Before her death, Arooj founded a local newspaper by the name of Choice. But before the publication’s first issue can roll out she was found lifeless in a street of Lahore.
Arooj’s brother, Yasir Iqbal was the first one to receive the tragic news. According to Yasir, Arooj’s murderer was none other than her ex-husband, Dilawar Ali.
Dilawar is the owner of Anti-Crime, a newspaper specializing in crime stories for which Arooj used to work.
“He wanted her to drop the idea of launching her own local newspaper,” says Yasir.
“I am dead sure that Dilawar killed my sister or had her killed.”
One can clearly sense the helplessness of a female journalist in Pakistan as three days before her death Arooj filed a complaint at the same police station accusing Dilawar of beating and mistreating her.
She visited her family the next day and told them she was scared because Dilawar had threatened to kill her.
Despite all the evidence against him, Dilawar was never arrested or charged. He provided the police with an alibi.
He claims that he was in the Maldives on the evening that Arooj was murdered and did not return to Pakistan until the next day, 26 November.
With a cunning mind and threatening motives, Dilawar’s secondary target were Arooj’s family member.
Yasir became the target of threats shortly after filing his complaint accusing Dilawar.
“I was constantly receiving threats from Dilawar and his associates, and my younger brother was even confronted on a road by a group of thugs who told him there would be dire consequences if I did not back off.”
To avoid any possibility of being charged in connection with Arooj’s murder, Dilawar developed a two-fold strategy.
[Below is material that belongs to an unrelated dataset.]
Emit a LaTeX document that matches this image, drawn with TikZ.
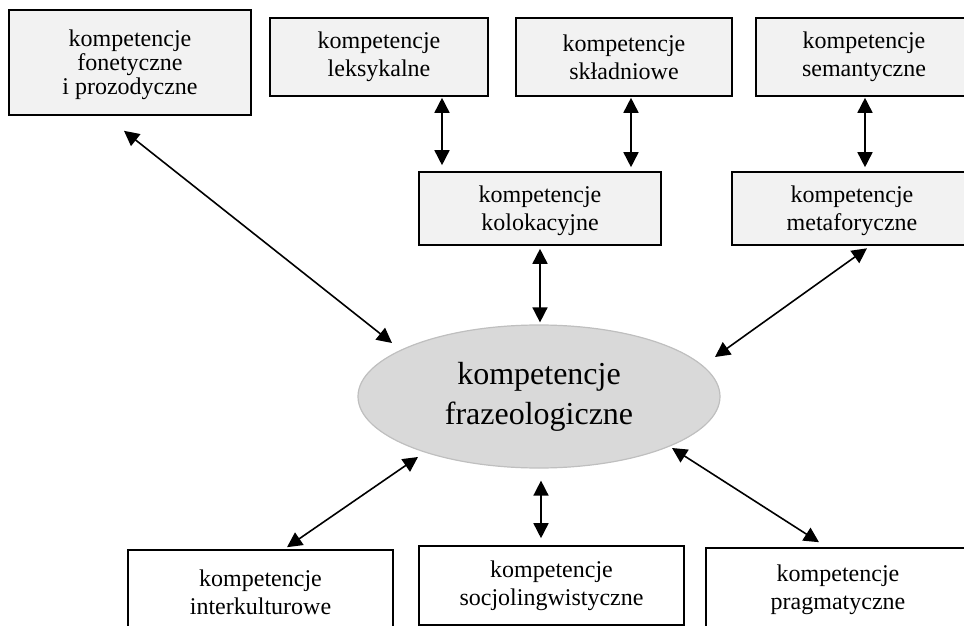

He used death threats to terrorize her brothers and mother while at the same time taking advantage of his contacts within the provincial parliament.
He approached a member of Punjab Legislative Assembly, Chaudhry Shabbaz, and asked him to use his influence on the family and get them to accept an out-of-court settlement.
The pathetic feudal system knowns as “panchayat,” was used to give an escape route to Dilawar. It is a system that the rich and powerful often use to escape criminal justice.
Just Six weeks after the murder, on 15 January 2020, an agreement was signed by Arooj’s brother Yasir, by her mother, Tahira Begum, and by the leading suspect, Dilawar Ali.
At one point, it says: “I hereby swear that my family and I regard Party No. 2 [Dilawar Ali] as the culprit, that he killed my sister Arooj Iqbal or had her killed. In Panchayat, Party No.1 [Yasir] and his family decide that they all forgive Party No. 2 so that he may obtain God’s clemency. Signed: Yasir Iqbal.”
It was this form of agreement that Yasir Iqbal was forced to accept. The compensation for his sister’s murder was 1 million rupees, about 5,200 euros, the sum he received from Dilawar Ali.
He said he signed the agreement very reluctantly.
“Why did we sign?” he said.
“Because Dilawar was threatening us so much, because we were completely vulnerable and because we had found the [justice] system to be completely ineffective.”
When the murder of a woman journalist is treated as an honour crime that can be settled by means of a financial payment, what role is left for the legitimate authorities? To defend women who are the victims of violence in their home or at work.